[Mono-list] Re: dynamic optimizations in Mono JIT

Paolo Molaro lupus@ximian.com
Tue, 8 Oct 2002 17:28:14 +0200


On 10/07/02 Dietmar Maurer wrote:
> On Sun, 2002-10-06 at 01:29, James Roberts wrote:
> > The ideal goal of the project would be to continuously 
> > improve application performance using a lightweight profiler 
> > in conjunction with on-line translator/optimizer.  However, 
> > since this is only a semester project, it would be sufficient 
> > to persue only a subset of those goals (e.g. a novel 
> > lightweight profiling technique, or simply an interesting 
> > feedback directed optimization for byte code translation).
> > 
> > I was wondering if you had any pending problems or project 
> > ideas in the Mono JIT which fell into this category and which 
> > would be feasible for a medium-sized class project.  
> > Likewise, I would greatly appreciate any pointers that you 
> > could give me regarding the high-level implementation of the 
> > Mono JIT.

As dietmar told you, we have a profiling interface, but that is
more directed at profiling applications that run in mono rather than
to instrument the code to recompile or optimize the generated code.

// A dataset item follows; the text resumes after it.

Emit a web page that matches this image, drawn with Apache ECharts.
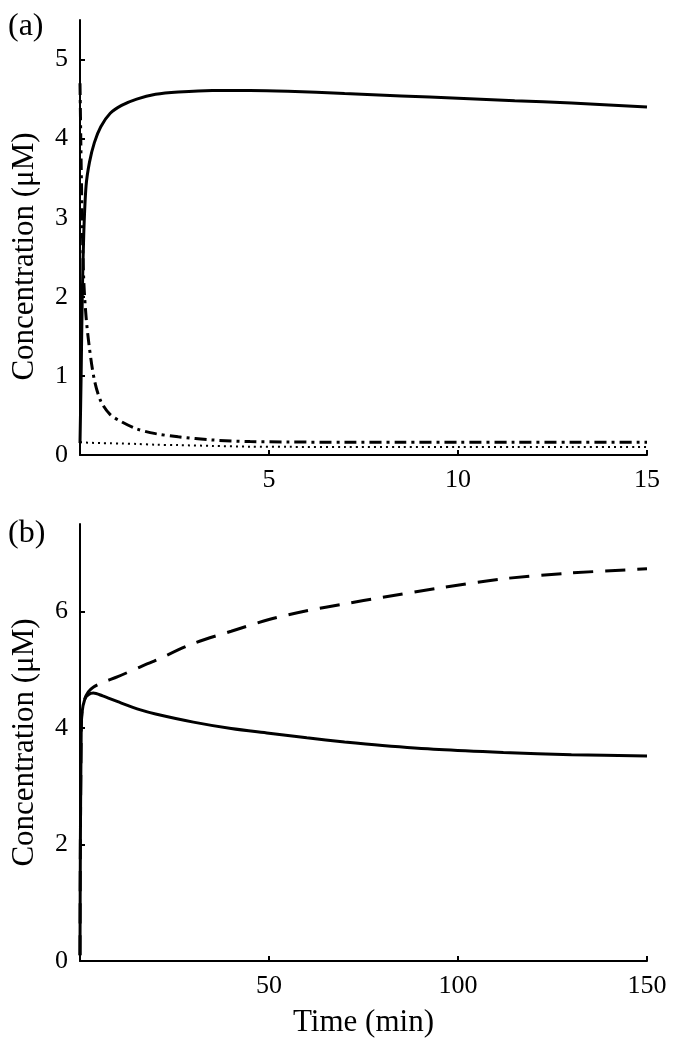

We're very interested in feedback directed optimizations (either
online, like, when running the program) or offline (run the programs a
few times collecting profile information and save them somewhere: the
next time the JIT runs it knows what methods it should fully optimize
from the start). This kind of profiling will be very valuable for us,
since we're writing a new JIT compiler that has more optimizations
than the current one and some of them may be too slow to enable by
default for all the methods. I guess you can still experiment with the
current JIT, by disabling gloabl register allocation by default
and using it only when recompiling methods that profiling shows to 
be hotspots.

Are you interested more in collecting profile data or in optimizing the
code?
In the first case you can either use simple counters or (more
interesting) use something like oprofile to collect info (oprofile uses
the hw cpu counters). I'm personally more interested in seeing profile
data collected for jitted programs with oprofile.

If you're interested in optimiing the code once hotspots have been
identified, you can:
1) tune the jit knobs to produce better code (global reg allocation)
2) write more optimizations for the jit.
3) enhance the binary code directly (interesting but less useful)

For item 2 I suggest waiting a few weeks for the new jit to come into
existance since that will be more easily improved (and I guess you
need time to design and collect profile data first anyway...).